_Given problem_. From the data that follows, copy every line holding the string "matplotlib".

_Information supplied_.
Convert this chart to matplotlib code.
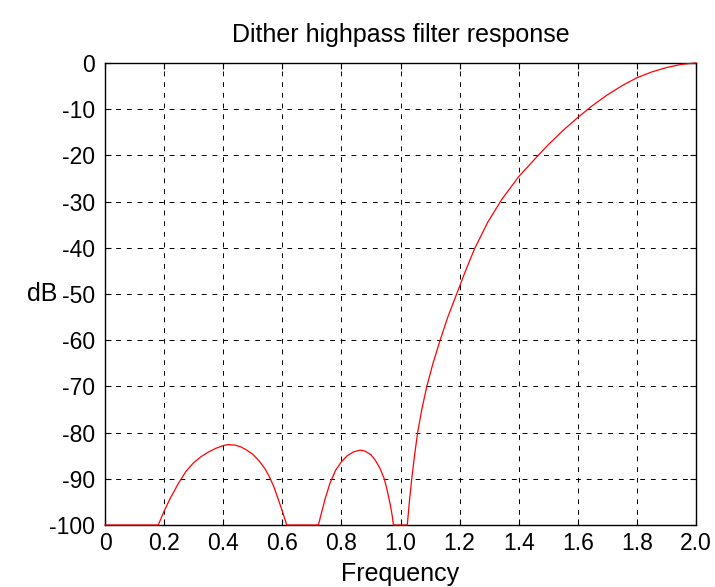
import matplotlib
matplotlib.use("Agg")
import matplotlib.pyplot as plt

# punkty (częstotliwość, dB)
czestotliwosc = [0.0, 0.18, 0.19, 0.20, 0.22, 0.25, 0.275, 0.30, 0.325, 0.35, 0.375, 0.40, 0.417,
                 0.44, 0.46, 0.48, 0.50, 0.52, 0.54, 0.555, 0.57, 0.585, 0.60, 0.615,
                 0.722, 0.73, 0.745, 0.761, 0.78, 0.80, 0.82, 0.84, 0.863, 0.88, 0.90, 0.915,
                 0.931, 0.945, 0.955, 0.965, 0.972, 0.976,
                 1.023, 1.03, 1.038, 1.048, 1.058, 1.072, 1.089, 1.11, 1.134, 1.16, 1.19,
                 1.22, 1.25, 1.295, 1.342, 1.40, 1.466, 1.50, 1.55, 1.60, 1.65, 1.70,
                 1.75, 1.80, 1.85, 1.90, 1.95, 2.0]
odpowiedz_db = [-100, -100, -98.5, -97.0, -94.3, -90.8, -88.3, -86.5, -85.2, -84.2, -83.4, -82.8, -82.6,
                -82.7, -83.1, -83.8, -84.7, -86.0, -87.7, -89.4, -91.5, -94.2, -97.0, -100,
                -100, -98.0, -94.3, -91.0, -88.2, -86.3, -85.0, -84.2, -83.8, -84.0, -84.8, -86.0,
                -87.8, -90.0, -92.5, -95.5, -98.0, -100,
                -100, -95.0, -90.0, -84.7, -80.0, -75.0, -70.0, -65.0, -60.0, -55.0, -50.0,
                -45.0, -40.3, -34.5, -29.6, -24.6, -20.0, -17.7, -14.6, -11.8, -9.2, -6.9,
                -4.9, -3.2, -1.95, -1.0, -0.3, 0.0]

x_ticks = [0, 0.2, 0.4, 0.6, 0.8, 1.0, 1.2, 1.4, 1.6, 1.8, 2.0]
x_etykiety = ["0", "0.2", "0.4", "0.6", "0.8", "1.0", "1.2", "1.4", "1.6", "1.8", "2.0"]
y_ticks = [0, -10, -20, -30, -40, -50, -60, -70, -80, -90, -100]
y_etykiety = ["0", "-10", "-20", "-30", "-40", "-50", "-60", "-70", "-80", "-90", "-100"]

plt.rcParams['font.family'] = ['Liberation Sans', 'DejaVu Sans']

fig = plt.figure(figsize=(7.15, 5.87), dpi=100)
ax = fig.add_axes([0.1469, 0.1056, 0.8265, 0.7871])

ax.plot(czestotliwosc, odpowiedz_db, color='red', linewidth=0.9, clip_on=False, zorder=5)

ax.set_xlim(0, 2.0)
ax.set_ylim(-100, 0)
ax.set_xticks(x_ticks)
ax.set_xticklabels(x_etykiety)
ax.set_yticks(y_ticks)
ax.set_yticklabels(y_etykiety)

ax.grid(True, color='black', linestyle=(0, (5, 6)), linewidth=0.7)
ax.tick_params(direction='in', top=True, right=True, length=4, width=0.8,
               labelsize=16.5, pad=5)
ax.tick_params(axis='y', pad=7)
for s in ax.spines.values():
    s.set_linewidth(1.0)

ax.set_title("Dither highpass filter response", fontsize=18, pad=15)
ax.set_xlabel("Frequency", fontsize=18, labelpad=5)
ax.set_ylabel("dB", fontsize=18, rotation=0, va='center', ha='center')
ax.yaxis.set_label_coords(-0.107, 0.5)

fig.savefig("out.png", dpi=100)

_The reply_.
Convert this chart to matplotlib code.
import matplotlib
matplotlib.use("Agg")
import matplotlib.pyplot as plt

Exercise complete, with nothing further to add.